Revisions: 222; 204
Physical therapy is an important adjunct in the management of individuals with hemophilia and other inherited bleeding disorders.  Physical therapy is used to rehabilitate muscles and joints following acute soft tissue injuries and hemarthroses, chronic synovitis, and hemophilic arthritis. In addition, physical therapy is critical to pre- and post-operative management of individuals with bleeding disorders who have undergone either arthroscopic or open synovectomy or joint replacement.
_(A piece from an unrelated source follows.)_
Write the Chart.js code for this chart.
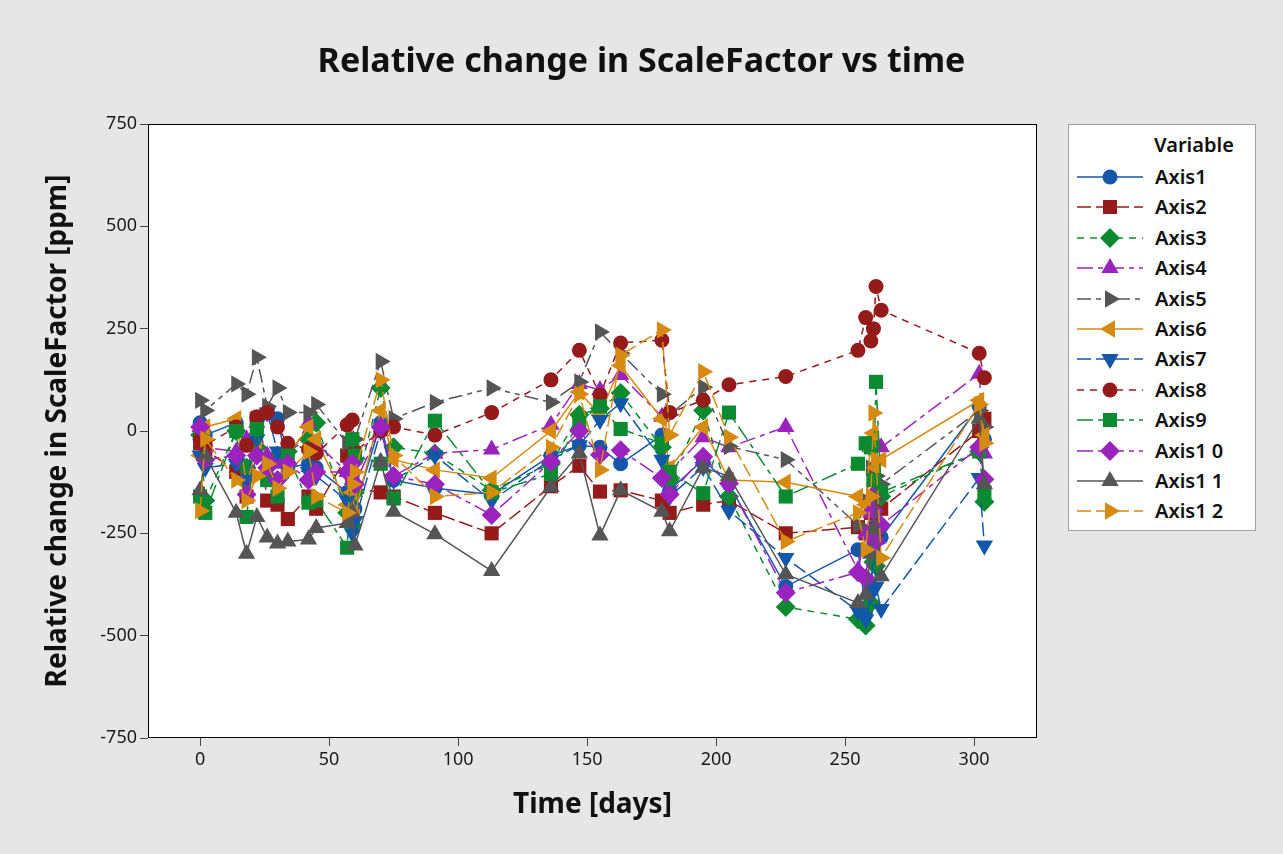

Following joint or soft tissue injuries, individuals who require physical therapy intervention are at times seeking out these services in their local communities. As well, many of these individuals are having surgery and post-operative physical therapy in institutions that do not have a Hemophilia Treatment Center (HTC) comprehensive care team that includes a hematologist, nurse practitioner, and physical therapist who are experienced in the pre- and post-operative management of these patients. Thus there has arisen a need for standardized guidelines for management of these patients that can be followed by both HTC and non-HTC physical therapists.
Recognizing this need, the Physical Therapy Working Group (PTWG) of the National Hemophilia Foundation (NHF) has developed the following guidelines for use by physical therapy services in the management of patients with inherited bleeding disorders:
Iliopsoas Bleed (2011)
Joint Bleed (2017)
Muscle Bleed (2018)
Surgical Synovectomy (2013)
Total Knee Replacement (2015)
Orthoses for Ankle Hemophilic Arthopathy (2018)
MASAC recommends adoption of these standardized guidelines by physical therapy services for management of individuals with bleeding disorders, either inpatient or outpatient, both in HTCs and in institutions not affiliated with an HTC. In the latter case, consultation with members of the HTC team is strongly encouraged.
1. Medical and Scientific Advisory Committee. MASAC Document #132: Standards and Criteria for the Care of Persons with Congenital Bleeding Disorders Revised April 2002.